----- Dataset

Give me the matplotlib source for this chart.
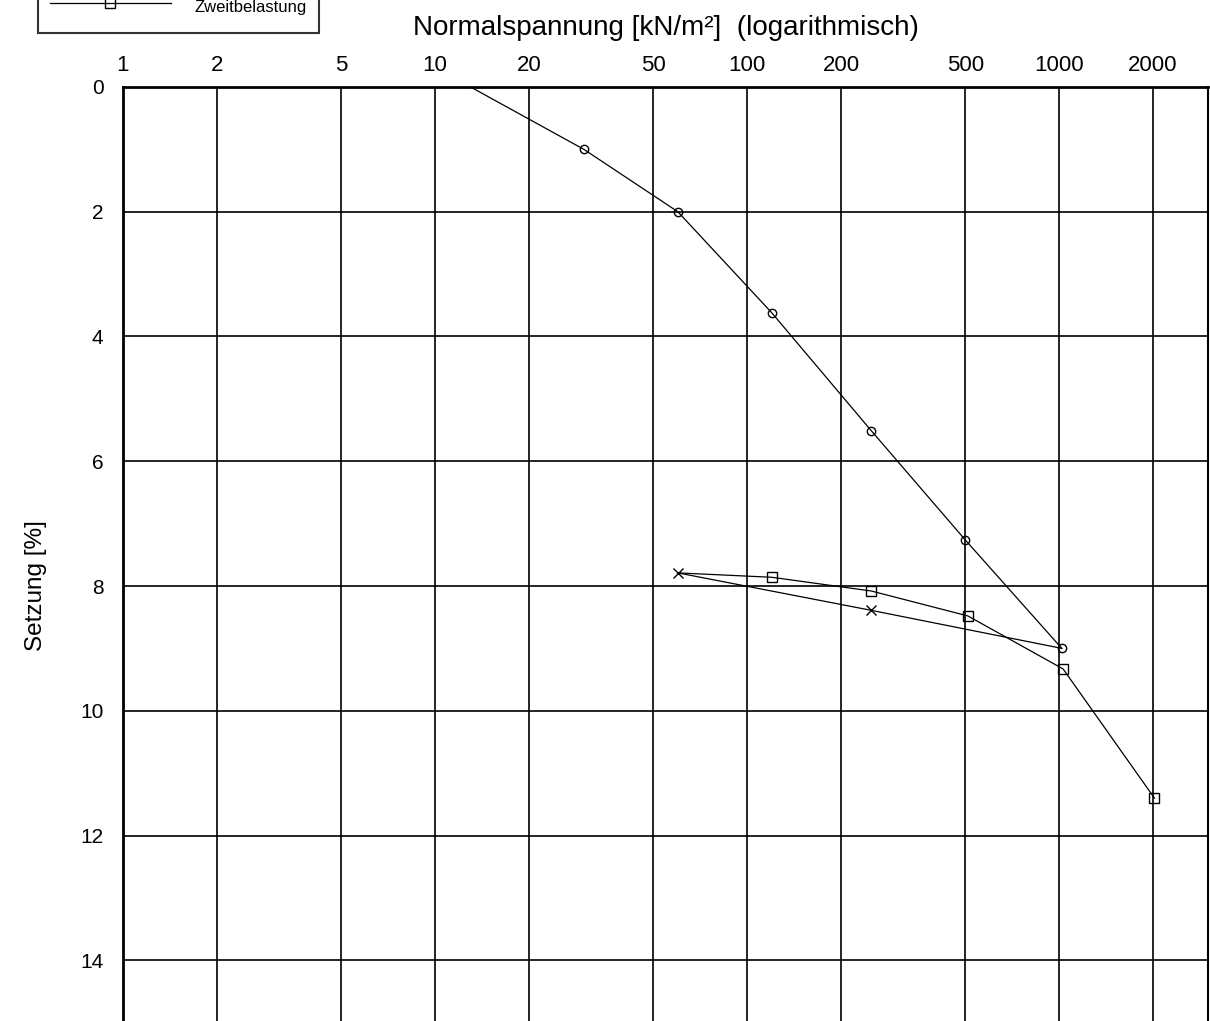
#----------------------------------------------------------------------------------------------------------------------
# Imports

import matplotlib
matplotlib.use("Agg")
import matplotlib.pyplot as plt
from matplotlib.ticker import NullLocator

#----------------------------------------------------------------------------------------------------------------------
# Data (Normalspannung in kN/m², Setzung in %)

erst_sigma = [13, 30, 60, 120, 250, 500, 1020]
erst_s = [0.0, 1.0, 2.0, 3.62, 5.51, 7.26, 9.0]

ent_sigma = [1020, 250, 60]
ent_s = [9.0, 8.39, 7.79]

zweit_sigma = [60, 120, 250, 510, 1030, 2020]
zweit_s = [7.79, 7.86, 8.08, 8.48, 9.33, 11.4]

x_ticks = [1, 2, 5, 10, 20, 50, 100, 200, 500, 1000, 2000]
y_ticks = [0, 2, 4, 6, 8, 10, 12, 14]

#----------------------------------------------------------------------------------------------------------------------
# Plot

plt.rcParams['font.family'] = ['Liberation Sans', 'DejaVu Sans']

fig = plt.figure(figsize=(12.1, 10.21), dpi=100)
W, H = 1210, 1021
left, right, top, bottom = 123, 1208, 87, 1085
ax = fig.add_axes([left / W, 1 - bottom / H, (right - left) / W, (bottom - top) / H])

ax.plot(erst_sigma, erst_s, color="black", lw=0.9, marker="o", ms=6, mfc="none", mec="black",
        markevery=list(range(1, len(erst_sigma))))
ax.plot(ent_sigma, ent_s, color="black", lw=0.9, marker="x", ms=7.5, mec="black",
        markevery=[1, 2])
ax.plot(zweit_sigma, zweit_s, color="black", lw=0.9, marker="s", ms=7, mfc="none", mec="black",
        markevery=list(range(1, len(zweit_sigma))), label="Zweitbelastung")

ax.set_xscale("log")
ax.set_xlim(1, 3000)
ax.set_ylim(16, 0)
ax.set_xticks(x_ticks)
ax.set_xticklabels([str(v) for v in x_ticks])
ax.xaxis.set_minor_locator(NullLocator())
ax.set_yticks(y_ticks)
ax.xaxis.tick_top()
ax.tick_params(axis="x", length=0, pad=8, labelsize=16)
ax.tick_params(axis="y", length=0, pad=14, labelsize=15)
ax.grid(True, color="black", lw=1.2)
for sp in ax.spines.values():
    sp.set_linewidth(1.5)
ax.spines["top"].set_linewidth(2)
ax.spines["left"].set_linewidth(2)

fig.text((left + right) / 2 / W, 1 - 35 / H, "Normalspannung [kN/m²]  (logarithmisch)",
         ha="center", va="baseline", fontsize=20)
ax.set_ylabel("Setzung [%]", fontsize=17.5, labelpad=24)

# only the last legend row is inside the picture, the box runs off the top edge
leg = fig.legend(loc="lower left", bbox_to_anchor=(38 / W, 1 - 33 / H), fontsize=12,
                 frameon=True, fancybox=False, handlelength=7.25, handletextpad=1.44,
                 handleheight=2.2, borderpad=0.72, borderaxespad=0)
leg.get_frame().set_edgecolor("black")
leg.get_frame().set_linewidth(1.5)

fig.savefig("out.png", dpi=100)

----------
----- Dataset

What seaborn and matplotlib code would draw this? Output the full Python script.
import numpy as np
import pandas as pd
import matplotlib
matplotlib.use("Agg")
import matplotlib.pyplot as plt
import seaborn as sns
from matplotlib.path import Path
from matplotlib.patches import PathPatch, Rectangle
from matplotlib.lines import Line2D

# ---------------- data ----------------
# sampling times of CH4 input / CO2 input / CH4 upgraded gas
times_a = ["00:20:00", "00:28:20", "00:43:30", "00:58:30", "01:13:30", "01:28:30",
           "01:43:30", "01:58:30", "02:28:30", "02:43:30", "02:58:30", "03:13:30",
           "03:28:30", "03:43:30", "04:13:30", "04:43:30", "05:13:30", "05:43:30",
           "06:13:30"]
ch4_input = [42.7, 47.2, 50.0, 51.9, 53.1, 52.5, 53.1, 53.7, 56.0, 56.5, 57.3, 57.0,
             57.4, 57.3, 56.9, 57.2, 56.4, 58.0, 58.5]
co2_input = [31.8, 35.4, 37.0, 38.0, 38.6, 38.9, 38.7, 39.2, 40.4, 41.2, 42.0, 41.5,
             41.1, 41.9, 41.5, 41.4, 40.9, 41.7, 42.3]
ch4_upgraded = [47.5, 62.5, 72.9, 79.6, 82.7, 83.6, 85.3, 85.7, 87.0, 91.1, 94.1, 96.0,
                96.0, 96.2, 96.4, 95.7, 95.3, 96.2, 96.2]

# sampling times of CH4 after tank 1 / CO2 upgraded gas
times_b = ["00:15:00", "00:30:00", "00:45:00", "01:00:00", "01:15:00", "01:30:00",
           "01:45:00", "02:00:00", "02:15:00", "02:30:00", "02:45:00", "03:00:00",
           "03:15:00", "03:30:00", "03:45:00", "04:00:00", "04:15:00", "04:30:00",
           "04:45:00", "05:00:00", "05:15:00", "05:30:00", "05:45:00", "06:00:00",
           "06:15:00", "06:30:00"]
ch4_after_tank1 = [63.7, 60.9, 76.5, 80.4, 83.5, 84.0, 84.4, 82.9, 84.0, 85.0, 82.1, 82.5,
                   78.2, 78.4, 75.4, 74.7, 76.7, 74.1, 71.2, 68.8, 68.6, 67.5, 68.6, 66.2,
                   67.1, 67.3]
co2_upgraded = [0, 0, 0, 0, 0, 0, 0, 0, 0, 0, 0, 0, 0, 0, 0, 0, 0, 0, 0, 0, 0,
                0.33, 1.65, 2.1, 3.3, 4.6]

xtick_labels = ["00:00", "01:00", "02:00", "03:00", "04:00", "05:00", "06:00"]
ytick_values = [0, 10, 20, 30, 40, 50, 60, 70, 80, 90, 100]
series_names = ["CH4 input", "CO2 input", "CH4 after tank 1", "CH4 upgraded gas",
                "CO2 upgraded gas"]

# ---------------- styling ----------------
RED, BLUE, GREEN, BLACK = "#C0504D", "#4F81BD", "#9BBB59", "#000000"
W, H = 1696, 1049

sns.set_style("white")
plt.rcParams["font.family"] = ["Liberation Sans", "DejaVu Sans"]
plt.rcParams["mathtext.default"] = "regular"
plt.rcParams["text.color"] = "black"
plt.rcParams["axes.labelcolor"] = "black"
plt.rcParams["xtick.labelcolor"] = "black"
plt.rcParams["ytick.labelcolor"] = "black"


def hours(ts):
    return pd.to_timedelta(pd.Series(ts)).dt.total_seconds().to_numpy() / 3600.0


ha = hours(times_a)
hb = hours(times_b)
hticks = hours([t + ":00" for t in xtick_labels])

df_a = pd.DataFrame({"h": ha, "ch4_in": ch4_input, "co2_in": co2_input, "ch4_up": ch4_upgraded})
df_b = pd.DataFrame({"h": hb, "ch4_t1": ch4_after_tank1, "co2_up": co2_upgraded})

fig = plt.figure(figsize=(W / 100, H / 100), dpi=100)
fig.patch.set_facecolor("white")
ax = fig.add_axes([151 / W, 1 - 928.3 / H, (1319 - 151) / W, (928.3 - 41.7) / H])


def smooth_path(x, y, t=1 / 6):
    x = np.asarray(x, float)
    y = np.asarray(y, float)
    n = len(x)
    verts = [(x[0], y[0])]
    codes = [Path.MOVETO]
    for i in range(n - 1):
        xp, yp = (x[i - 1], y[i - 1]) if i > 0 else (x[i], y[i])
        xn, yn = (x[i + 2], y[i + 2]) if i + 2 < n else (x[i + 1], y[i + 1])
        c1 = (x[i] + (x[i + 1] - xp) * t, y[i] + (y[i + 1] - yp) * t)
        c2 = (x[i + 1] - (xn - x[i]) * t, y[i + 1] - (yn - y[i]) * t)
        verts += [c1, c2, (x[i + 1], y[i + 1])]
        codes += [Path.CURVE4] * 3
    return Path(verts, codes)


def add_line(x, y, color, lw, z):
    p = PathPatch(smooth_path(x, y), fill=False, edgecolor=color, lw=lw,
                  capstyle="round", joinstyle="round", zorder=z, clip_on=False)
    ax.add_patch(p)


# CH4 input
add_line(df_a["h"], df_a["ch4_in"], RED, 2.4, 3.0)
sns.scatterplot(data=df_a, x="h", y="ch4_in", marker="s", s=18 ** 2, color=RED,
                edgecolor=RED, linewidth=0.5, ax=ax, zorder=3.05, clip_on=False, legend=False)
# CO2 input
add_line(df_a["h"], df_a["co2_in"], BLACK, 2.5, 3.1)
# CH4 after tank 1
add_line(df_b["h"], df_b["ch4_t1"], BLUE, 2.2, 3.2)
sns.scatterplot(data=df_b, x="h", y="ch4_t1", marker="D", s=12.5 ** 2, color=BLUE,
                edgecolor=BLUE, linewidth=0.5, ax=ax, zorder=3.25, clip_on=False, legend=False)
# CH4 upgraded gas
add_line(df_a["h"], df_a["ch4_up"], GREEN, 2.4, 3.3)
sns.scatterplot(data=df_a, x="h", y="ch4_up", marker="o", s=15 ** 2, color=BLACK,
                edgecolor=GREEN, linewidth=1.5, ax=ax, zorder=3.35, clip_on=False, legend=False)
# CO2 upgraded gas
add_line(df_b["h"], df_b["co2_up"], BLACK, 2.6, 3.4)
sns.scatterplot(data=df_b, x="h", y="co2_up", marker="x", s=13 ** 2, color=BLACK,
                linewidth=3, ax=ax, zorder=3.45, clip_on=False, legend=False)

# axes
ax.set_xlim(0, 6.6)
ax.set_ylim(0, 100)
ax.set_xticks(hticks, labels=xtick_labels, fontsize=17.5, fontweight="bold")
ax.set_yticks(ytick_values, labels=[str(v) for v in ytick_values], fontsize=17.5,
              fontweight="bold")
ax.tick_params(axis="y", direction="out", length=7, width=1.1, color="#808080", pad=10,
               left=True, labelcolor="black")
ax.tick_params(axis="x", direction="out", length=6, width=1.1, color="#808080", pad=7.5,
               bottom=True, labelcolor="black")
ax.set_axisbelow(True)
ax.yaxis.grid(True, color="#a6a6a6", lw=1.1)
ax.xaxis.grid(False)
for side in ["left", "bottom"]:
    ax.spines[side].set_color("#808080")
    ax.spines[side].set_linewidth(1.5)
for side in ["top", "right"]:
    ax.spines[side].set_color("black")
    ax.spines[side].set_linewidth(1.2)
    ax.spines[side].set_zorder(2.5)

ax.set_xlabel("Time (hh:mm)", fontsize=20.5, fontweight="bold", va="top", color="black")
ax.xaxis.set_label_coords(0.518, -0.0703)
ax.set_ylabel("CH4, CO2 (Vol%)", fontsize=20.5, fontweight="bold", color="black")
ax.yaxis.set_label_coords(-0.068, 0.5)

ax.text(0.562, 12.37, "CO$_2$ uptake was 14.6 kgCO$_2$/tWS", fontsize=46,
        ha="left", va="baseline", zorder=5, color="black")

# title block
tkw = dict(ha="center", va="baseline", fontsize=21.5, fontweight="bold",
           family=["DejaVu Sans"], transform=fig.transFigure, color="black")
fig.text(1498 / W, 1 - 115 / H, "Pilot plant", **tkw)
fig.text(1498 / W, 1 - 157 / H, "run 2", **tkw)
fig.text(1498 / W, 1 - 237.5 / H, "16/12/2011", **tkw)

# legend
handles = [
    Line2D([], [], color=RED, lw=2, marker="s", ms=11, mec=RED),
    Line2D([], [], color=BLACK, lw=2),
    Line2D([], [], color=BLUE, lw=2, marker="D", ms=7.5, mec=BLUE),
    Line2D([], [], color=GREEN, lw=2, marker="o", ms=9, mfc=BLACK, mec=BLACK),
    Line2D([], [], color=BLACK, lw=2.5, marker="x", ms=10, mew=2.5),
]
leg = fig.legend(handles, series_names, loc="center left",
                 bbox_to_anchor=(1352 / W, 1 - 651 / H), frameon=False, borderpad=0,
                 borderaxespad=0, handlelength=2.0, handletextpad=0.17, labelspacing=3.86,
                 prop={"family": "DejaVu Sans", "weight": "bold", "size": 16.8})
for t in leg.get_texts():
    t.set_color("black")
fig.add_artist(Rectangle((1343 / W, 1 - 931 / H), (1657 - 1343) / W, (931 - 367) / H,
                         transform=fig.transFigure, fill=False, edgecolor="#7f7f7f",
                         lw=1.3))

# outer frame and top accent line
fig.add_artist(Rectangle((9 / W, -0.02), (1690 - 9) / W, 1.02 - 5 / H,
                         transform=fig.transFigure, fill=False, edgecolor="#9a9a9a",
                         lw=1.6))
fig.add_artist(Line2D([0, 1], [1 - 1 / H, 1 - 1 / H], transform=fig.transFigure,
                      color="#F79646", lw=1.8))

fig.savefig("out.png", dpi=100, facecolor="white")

----------
----- Dataset

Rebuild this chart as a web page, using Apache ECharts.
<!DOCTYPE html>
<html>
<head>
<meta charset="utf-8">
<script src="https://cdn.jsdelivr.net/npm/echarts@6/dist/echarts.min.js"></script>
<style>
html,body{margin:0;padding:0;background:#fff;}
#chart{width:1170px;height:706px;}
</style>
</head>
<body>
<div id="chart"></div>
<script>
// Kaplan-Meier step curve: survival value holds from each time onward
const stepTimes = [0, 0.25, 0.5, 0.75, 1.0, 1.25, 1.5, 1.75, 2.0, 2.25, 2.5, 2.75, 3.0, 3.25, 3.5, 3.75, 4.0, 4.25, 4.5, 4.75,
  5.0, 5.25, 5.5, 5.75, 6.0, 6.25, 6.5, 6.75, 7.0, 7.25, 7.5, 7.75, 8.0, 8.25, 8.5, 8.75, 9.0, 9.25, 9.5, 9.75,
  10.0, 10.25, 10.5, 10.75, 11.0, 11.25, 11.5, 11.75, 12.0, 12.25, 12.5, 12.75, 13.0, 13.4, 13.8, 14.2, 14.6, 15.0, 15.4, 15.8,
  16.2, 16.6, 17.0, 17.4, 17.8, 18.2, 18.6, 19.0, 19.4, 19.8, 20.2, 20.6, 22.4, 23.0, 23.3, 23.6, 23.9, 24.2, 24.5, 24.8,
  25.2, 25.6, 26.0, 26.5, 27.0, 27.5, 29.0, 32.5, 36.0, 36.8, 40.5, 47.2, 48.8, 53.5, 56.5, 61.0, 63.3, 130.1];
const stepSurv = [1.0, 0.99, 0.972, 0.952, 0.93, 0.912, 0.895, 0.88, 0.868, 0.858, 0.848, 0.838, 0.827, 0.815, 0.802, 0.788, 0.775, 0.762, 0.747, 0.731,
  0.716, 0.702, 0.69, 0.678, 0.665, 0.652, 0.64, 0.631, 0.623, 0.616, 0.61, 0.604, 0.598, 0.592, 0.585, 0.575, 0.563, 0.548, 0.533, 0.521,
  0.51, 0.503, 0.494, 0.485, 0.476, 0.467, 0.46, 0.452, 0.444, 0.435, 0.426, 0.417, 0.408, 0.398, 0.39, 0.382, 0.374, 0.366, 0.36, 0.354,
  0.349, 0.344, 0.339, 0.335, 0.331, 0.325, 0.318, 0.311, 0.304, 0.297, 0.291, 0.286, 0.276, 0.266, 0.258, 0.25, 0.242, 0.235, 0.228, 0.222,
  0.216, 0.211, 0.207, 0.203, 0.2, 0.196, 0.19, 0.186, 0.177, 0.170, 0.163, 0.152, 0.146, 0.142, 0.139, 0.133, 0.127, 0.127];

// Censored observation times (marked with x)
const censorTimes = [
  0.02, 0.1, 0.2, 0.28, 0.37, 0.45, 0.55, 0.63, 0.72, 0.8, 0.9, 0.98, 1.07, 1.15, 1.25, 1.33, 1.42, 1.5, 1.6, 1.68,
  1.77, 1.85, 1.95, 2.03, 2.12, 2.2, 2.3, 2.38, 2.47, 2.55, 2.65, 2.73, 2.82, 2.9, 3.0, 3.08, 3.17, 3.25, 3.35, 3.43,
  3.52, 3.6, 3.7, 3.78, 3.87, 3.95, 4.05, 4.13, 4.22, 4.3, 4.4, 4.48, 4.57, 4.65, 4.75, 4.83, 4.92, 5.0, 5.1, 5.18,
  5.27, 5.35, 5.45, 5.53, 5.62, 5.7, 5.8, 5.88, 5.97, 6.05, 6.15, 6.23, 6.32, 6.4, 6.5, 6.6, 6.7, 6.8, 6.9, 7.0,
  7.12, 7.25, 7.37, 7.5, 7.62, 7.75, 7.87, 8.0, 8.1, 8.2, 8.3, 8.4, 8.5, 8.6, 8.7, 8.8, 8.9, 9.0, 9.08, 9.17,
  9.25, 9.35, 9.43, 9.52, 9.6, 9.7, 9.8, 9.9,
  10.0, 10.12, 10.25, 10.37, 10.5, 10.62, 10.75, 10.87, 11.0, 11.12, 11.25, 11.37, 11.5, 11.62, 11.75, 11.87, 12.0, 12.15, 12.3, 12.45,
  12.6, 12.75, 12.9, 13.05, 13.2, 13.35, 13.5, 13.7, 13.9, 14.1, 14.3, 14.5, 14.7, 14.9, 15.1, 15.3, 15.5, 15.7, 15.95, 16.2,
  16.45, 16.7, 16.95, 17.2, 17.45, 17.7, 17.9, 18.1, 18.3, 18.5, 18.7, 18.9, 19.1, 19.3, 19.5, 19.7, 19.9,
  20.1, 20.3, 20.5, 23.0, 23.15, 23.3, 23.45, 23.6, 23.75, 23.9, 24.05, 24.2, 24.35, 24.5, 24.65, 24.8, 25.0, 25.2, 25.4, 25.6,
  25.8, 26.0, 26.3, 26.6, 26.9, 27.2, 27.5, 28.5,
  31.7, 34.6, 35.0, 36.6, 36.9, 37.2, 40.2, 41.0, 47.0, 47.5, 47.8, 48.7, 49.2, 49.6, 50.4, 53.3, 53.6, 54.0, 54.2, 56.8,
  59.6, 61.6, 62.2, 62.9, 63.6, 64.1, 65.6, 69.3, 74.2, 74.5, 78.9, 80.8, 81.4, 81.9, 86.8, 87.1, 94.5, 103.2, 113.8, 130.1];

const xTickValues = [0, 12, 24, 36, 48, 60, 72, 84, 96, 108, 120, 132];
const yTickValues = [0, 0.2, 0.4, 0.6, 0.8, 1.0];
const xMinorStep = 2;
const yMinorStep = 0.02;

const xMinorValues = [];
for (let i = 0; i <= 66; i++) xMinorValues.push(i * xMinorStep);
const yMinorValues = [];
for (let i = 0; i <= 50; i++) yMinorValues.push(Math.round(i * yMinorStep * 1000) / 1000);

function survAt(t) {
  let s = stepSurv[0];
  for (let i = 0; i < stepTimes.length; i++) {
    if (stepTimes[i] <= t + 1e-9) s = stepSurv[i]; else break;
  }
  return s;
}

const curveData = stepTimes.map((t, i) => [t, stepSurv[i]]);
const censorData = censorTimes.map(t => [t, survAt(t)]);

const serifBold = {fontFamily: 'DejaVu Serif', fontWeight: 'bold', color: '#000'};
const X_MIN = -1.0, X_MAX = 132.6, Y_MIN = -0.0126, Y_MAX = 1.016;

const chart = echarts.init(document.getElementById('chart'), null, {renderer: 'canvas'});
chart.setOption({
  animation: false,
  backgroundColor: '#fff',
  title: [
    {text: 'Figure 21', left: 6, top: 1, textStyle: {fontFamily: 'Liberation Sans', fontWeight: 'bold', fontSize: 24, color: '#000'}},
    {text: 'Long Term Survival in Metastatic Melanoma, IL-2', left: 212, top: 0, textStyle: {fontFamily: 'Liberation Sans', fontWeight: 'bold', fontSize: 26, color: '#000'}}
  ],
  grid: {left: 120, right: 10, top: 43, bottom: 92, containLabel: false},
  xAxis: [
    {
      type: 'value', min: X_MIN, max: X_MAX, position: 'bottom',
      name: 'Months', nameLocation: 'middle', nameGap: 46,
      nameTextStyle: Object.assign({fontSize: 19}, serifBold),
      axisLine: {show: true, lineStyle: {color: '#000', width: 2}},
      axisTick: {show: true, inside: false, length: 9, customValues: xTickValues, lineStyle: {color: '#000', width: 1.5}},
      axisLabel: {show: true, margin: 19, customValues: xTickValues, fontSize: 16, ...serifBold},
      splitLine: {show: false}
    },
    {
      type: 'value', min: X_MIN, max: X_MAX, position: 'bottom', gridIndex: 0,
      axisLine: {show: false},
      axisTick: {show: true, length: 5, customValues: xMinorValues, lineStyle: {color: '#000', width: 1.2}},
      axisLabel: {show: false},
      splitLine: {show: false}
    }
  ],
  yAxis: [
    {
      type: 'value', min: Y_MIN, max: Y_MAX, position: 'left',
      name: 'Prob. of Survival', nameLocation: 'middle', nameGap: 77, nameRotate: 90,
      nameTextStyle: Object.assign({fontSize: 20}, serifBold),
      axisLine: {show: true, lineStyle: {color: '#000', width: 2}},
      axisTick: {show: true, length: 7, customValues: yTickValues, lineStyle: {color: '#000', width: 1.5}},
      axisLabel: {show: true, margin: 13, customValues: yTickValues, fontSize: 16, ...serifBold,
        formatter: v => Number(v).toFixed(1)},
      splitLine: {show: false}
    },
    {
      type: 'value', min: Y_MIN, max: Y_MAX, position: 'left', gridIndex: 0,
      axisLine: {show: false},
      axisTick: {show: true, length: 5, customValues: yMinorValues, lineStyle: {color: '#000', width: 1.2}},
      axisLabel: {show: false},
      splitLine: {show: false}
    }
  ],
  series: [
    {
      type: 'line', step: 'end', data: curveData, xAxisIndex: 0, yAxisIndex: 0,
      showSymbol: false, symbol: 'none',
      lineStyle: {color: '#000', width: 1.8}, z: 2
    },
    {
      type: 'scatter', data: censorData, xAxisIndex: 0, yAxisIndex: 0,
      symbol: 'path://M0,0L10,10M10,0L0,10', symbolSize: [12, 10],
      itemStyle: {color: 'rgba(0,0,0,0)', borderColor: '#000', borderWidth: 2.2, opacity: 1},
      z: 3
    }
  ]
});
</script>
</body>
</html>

----------

From the line containing "Give me the matplotlib source for this chart." through the line containing "from matplotlib.ticker import NullLocator", copy every line above exactly, without pictures.

Give me the matplotlib source for this chart.
#----------------------------------------------------------------------------------------------------------------------
# Imports

import matplotlib
matplotlib.use("Agg")
import matplotlib.pyplot as plt
from matplotlib.ticker import NullLocator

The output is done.